Is there any way in which this situation could arise during some sort of
migration scenario?

      Client-domain DOTS gateways MUST handle 'cuid' collision directly
      and it is RECOMMENDED that 'cuid' collision is handled directly by
      server-domain DOTS gateways.

Is a gateway supposed to know if it is "client-side" or "server-side" by
explicit configuration or some more automatic method?

   'cuid' and 'mid' MUST NOT appear in the PUT request message body.

Do we need to say this given that there's no obvious structure in which
to put them?  (That is, is this just a reminder to implementors of a
previous version of the draft versus guidance to new implementations?)

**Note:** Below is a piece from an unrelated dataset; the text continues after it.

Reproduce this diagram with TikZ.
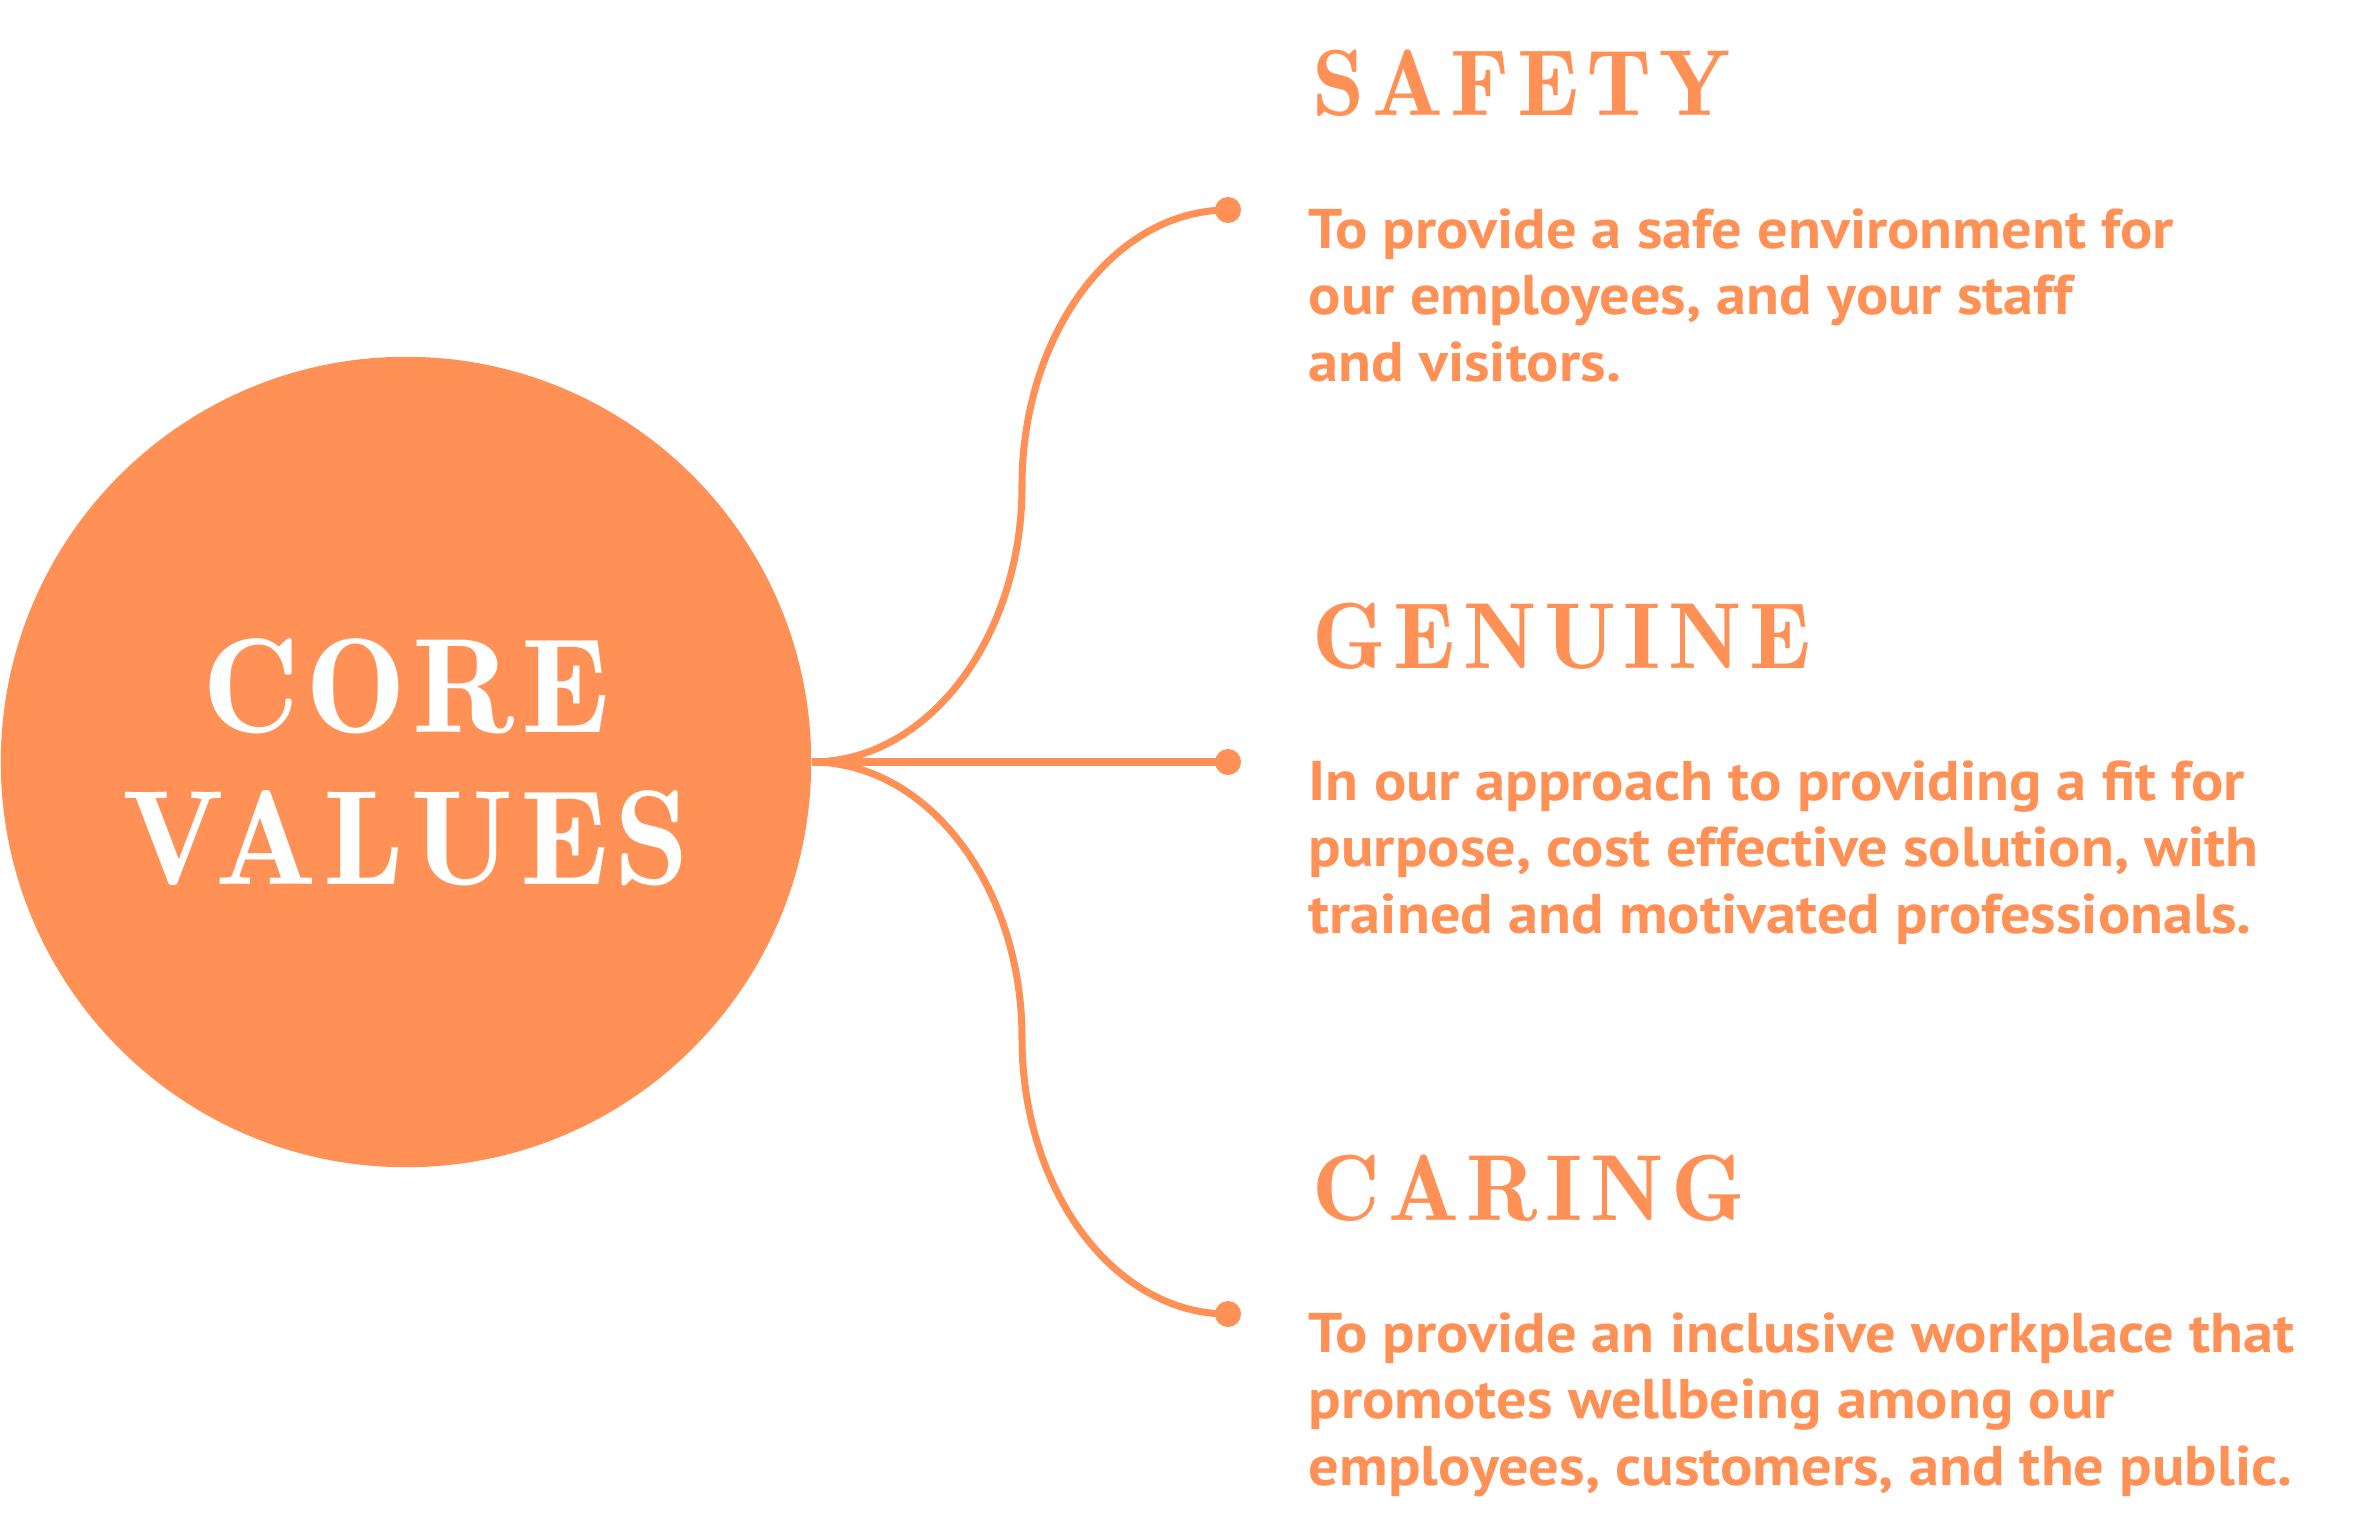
\documentclass[tikz,border=0pt]{standalone}
\usepackage{fontspec}
\usepackage{tikz}
\usetikzlibrary{positioning}
\newfontfamily\headfont[LetterSpace=8]{lmromandemi10-regular.otf}
\newfontfamily\corefont[LetterSpace=4.5]{lmromandemi10-regular.otf}
\newfontfamily\bodyfont[FakeStretch=1.08]{PT Sans}
\definecolor{cvorange}{RGB}{255,144,86}

\begin{document}
\begin{tikzpicture}[x=0.01cm, y=-0.01cm,
  corenode/.style={circle, fill=cvorange, minimum size=8.1cm, inner sep=0pt, text=white, align=center, font=\corefont\fontsize{38.3}{43.2}\selectfont},
  dotnode/.style={circle, fill=cvorange, minimum size=0.26cm, inner sep=0pt},
  headnode/.style={anchor=base west, inner sep=0pt, text=cvorange, font=\headfont\fontsize{26.7}{30}\selectfont},
  bodynode/.style={anchor=base west, inner sep=0pt, text=cvorange, align=left, font=\bodyfont\bfseries\fontsize{15.9}{18.9}\selectfont},
  link/.style={draw=cvorange, line width=2pt}]
\useasboundingbox (0,0) rectangle (2353,1527);
% Centre circle
\node[corenode] (core) at (406,762) {CORE\\VALUES};
% Headings
\node[headnode] (safety) at (1312,116) {SAFETY};
\node[headnode] (genuine) at (1312,668) {GENUINE};
\node[headnode] (caring) at (1312,1220) {CARING};
% Descriptions (placed at the last baseline)
\node[bodynode] (safetytxt) at (1308,381) {To provide a safe environment for\\our employees, and your staff\\and visitors.};
\node[bodynode] (genuinetxt) at (1308,933) {In our approach to providing a fit for\\purpose, cost effective solution, with\\trained and motivated professionals.};
\node[bodynode] (caringtxt) at (1308,1485) {To provide an inclusive workplace that\\promotes wellbeing among our\\employees, customers, and the public.};
% End dots and bends
\node[dotnode] (d1) at (1228,210) {};
\node[dotnode] (d2) at (1228,762) {};
\node[dotnode] (d3) at (1228,1314) {};
\coordinate (b1) at (1022,486);
\coordinate (b3) at (1022,1038);
% Connections
\draw[link] (core.east) .. controls +(116,0) and +(0,152) .. (b1) .. controls +(0,-152) and +(-114,0) .. (d1.center);
\draw[link] (core.east) -- (d2.center);
\draw[link] (core.east) .. controls +(116,0) and +(0,-152) .. (b3) .. controls +(0,152) and +(-114,0) .. (d3.center);
\end{tikzpicture}
\end{document}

      The prefix list MUST NOT include broadcast, loopback, or multicast
      addresses.  These addresses are considered as invalid values.  In

Does "invalid" mean that the particular address gets ignored or that the
entire request is rejected?

   target-fqdn:   A list of Fully Qualified Domain Names (FQDNs)
      identifying resources under attack.  An FQDN is the full name of a
      resource, rather than just its hostname.  For example, "venera" is
      a hostname, and "venera.isi.edu" is an FQDN [RFC1983].

I would suggest referring to draft-ietf-dnsop-terminology-bis rather
than trying to reproduce a definition of FQDN.

We also may want to note that the DNS view can change depending on the
vantage point used to make the observation.

On page 18 we say that server-domain DOTS gateways "MUST supply [...]
'cdid'", but the previous paragraph says that there SHOULD be a
configuration option for whether to insert 'cdid' on such systems.  The
two requirements are in conflict; which was intended?  (I assume the
MUST -- why would it be desired to not have the information available?)

The same paragraph also says that the 'cdid' is "likely to be the same
as" the 'cuid', though in addition to the listed reasons the client only
has a SHOULD requirement to follow this procedure for generating 'cuid';
it may be worth noting the client's leeway here as well.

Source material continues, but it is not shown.